GIVEN EXERCISE: Nothing after the line with "(bank) at (549,77)" belongs in the copy; extract the lines below from the top through that line, pictures left out.

RAW DATA:
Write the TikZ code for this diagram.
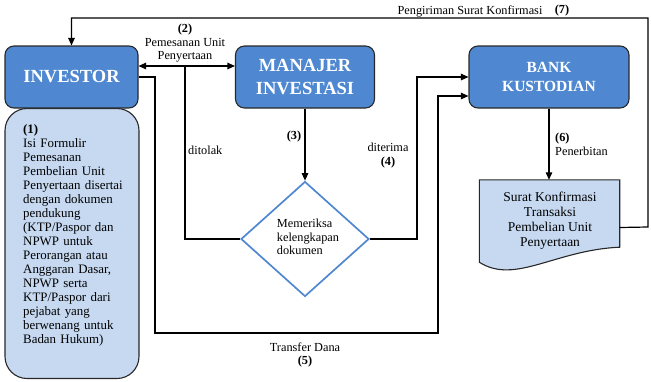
\documentclass[tikz,border=0pt]{standalone}
\usepackage{fontspec}
\setmainfont{Liberation Serif}
\usetikzlibrary{arrows.meta,shapes.geometric}
\definecolor{boxblue}{RGB}{79,136,208}
\definecolor{paleblue}{RGB}{198,217,241}
\definecolor{edgegray}{RGB}{40,40,40}

\begin{document}
\begin{tikzpicture}[x=1pt,y=-1pt,
  mainbox/.style={draw=edgegray, line width=1.1pt, fill=boxblue, rounded corners=9pt,
    minimum height=62pt, inner sep=0pt, align=center, text=white,
    font=\bfseries\fontsize{18.5}{23}\selectfont},
  notebox/.style={draw=edgegray, line width=1.1pt, fill=paleblue, rounded corners=22pt, inner sep=0pt},
  lbl/.style={inner sep=0pt, align=center, font=\fontsize{12.3}{13.5}\selectfont},
  flow/.style={draw=black, line width=1.2pt},
  arr/.style={flow, -{Triangle[length=7.5pt,width=6.5pt]}},
  darr/.style={flow, {Triangle[length=7.5pt,width=6.5pt]}-{Triangle[length=7.5pt,width=6.5pt]}}
]
\useasboundingbox (0,0) rectangle (651,381);

% investor with its note underneath
\node[notebox, minimum width=134pt, minimum height=270pt] (note) at (72,243.5) {};
\node[mainbox, minimum width=133pt] (inv) at (71.5,77) {INVESTOR};
\node[lbl, anchor=north west, align=left, text width=118pt, font=\fontsize{12.9}{14}\selectfont] (notetext) at (23,124)
  {\textbf{(1)}\\Isi Formulir\\Pemesanan\\Pembelian Unit\\Penyertaan disertai\\dengan dokumen\\pendukung\\(KTP/Paspor dan\\NPWP untuk\\Perorangan atau\\Anggaran Dasar,\\NPWP serta\\KTP/Paspor dari\\pejabat yang\\berwenang untuk\\Badan Hukum)};

% manager and custodian
\node[mainbox, minimum width=139pt] (mi) at (305,77) {MANAJER\\INVESTASI};
\node[mainbox, minimum width=160pt, font=\bfseries\fontsize{15.5}{19}\selectfont] (bank) at (549,77) {BANK\\KUSTODIAN};

% decision
\node[diamond, draw=boxblue, line width=1.7pt, fill=white, minimum width=128pt,
  minimum height=115pt, inner sep=0pt] (chk) at (305,239) {};
\node[lbl, align=left] (chktext) at (308,237) {Memeriksa\\kelengkapan\\dokumen};

% confirmation document
\node[minimum width=140pt, minimum height=87pt, inner sep=0pt] (doc) at (549.5,223.5) {};
\draw[edgegray, line width=1.1pt, fill=paleblue]
  (doc.north west) -- (doc.north east) -- ([yshift=20pt]doc.south east)
  .. controls (555,250) and (515,285) .. ([yshift=5pt]doc.south west) -- cycle;
\node[lbl, font=\fontsize{13.5}{15}\selectfont] (doctext) at (550,220.5)
  {Surat Konfirmasi\\Transaksi\\Pembelian Unit\\Penyertaan};

% connectors
\draw[darr] ([yshift=11pt]inv.east) -- ([yshift=11pt]mi.west);
\coordinate (split) at (185,66);
\draw[flow] (split) -- (185,239) -- (chk.west);
\draw[arr] (mi.south) -- (chk.north);
\draw[arr] (chk.east) -- (417,239) |- (bank.west);
\draw[arr] (inv.east) -- (155,77) -- (155,333) -- (438,333) |- ([yshift=-19pt]bank.west);
\draw[arr] (bank.south) -- (doc.north -| bank.south);
\draw[arr] ([yshift=-4pt]doc.east) -- (648,227) -- (648,18) -| (inv.north);

% labels
\node[lbl] (l2) at (185,43.5) {\textbf{(2)}\\Pemesanan Unit\\Penyertaan};
\node[lbl, anchor=west] (lrej) at (188,150) {ditolak};
\node[lbl] (l3) at (294,137) {\textbf{(3)}};
\node[lbl] (l4) at (388,155.5) {diterima\\\textbf{(4)}};
\node[lbl] (l5) at (305,355) {Transfer Dana\\\textbf{(5)}};
\node[lbl, anchor=west, align=left] (l6) at (555,144.5) {\textbf{(6)}\\Penerbitan};
\node[lbl] (l7a) at (470,11) {Pengiriman Surat Konfirmasi};
\node[lbl] (l7b) at (562,11) {\textbf{(7)}};
\end{tikzpicture}
\end{document}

TASK ANSWER:
Write the TikZ code for this diagram.
\documentclass[tikz,border=0pt]{standalone}
\usepackage{fontspec}
\setmainfont{Liberation Serif}
\usetikzlibrary{arrows.meta,shapes.geometric}
\definecolor{boxblue}{RGB}{79,136,208}
\definecolor{paleblue}{RGB}{198,217,241}
\definecolor{edgegray}{RGB}{40,40,40}

\begin{document}
\begin{tikzpicture}[x=1pt,y=-1pt,
  mainbox/.style={draw=edgegray, line width=1.1pt, fill=boxblue, rounded corners=9pt,
    minimum height=62pt, inner sep=0pt, align=center, text=white,
    font=\bfseries\fontsize{18.5}{23}\selectfont},
  notebox/.style={draw=edgegray, line width=1.1pt, fill=paleblue, rounded corners=22pt, inner sep=0pt},
  lbl/.style={inner sep=0pt, align=center, font=\fontsize{12.3}{13.5}\selectfont},
  flow/.style={draw=black, line width=1.2pt},
  arr/.style={flow, -{Triangle[length=7.5pt,width=6.5pt]}},
  darr/.style={flow, {Triangle[length=7.5pt,width=6.5pt]}-{Triangle[length=7.5pt,width=6.5pt]}}
]
\useasboundingbox (0,0) rectangle (651,381);

% investor with its note underneath
\node[notebox, minimum width=134pt, minimum height=270pt] (note) at (72,243.5) {};
\node[mainbox, minimum width=133pt] (inv) at (71.5,77) {INVESTOR};
\node[lbl, anchor=north west, align=left, text width=118pt, font=\fontsize{12.9}{14}\selectfont] (notetext) at (23,124)
  {\textbf{(1)}\\Isi Formulir\\Pemesanan\\Pembelian Unit\\Penyertaan disertai\\dengan dokumen\\pendukung\\(KTP/Paspor dan\\NPWP untuk\\Perorangan atau\\Anggaran Dasar,\\NPWP serta\\KTP/Paspor dari\\pejabat yang\\berwenang untuk\\Badan Hukum)};

% manager and custodian
\node[mainbox, minimum width=139pt] (mi) at (305,77) {MANAJER\\INVESTASI};
\node[mainbox, minimum width=160pt, font=\bfseries\fontsize{15.5}{19}\selectfont] (bank) at (549,77) {BANK\\KUSTODIAN};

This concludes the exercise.